Chrysler
Fiat Chrysler Automobiles CEO Sergio Marchionne has as much as begged customers to avoid buying his electric vehicles (EVs) because he loses so much money on them.
Demand for EVs isn't just weak - it's practically non-existent. Globally, electric cars have captured only 1% of the market.
Meanwhile, in the US alone, new sales records have been set as pickups trucks and SUVs powered by gas motors have experienced a massive resurgence in popularity.
It's not like the world's carmakers are against EVs. They've all seen Tesla make a business out of them, really from nothing, in just a decade.
The issue is that they shouldn't want to commit to building and marketing cars that consumers don't want. And make no mistake about it, consumers are not showing runaway EV interest.
There have now been perfectly viable, affordable, and technologically sophisticated electric cars in the market for the better part of ten years. And sales haven't improved to the extent that a carmaker would normally think about spending the billions necessary to develop new fleets of EVs.
REUTERS/Rebecca Cook
And yet, the EVs just keep on coming. Now, even Marchionne is changing his tune, as Bloomberg reported. The carmaker will reveal an all-electric version of its Pacifica minivan at the Consumer Electronics Show in Las Vegas in January, wrote Tommaso Ebhardt and Jamie Butters.

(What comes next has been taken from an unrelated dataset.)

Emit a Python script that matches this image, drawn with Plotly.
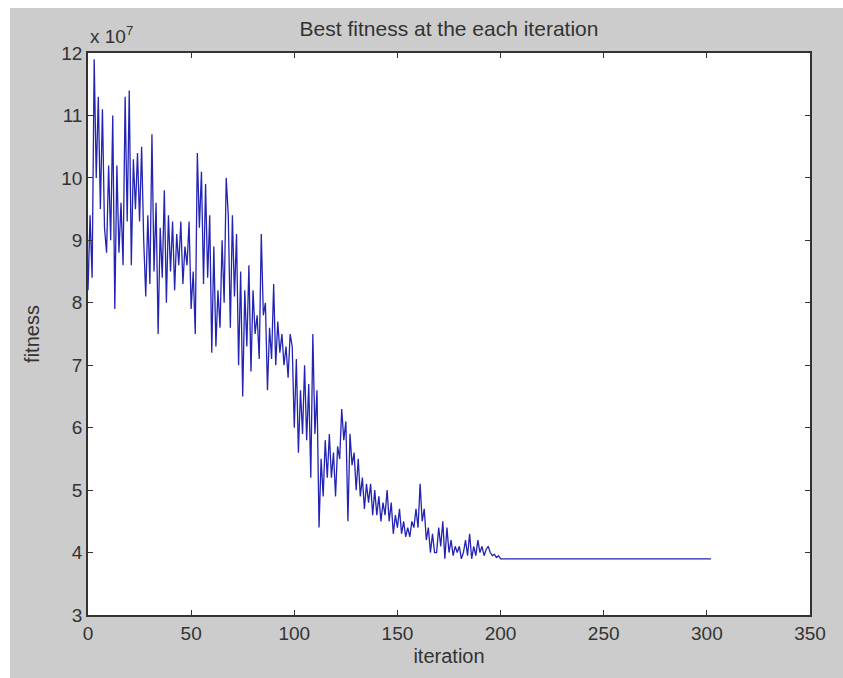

"'A key theme for 2017 will be the increased availability of battery electric and plug-in hybrid vehicles," Bloomberg Intelligence analyst Michael Dean told reporters. 'This provides a dilemma for automakers as they sacrifice traditional cash-cow internal combustion engine sales for expensive and lower-margin electric cars, necessary to meet onerous new emissions legislation.'"
All these new EVs look cool and point toward a future in which the old-school gas motor will be a museum piece. Unfortunately, for the vast majority of consumers, the new wave of EVs are largely science fiction.
Increasingly stringent new fuel-economy regulations are indeed driving the development of EVs, rather than natural market demand. The automakers derisively refer to these cars as "compliance vehicles" and undertake them only to be able to continue selling their profit drivers. Okay, that's not entirely why they explore EVs - they want to patent new propulsion technologies so that they don't get left in the dust if there is a big breakthrough that dramatically shifts that market.
The big car companies are hoping that a Donald Trump administration will give them a break on fuel-economy and emissions regulations. It remains to be seen if that will happen. But until then, the EVs will keep on coming, even if nobody wants to buy them.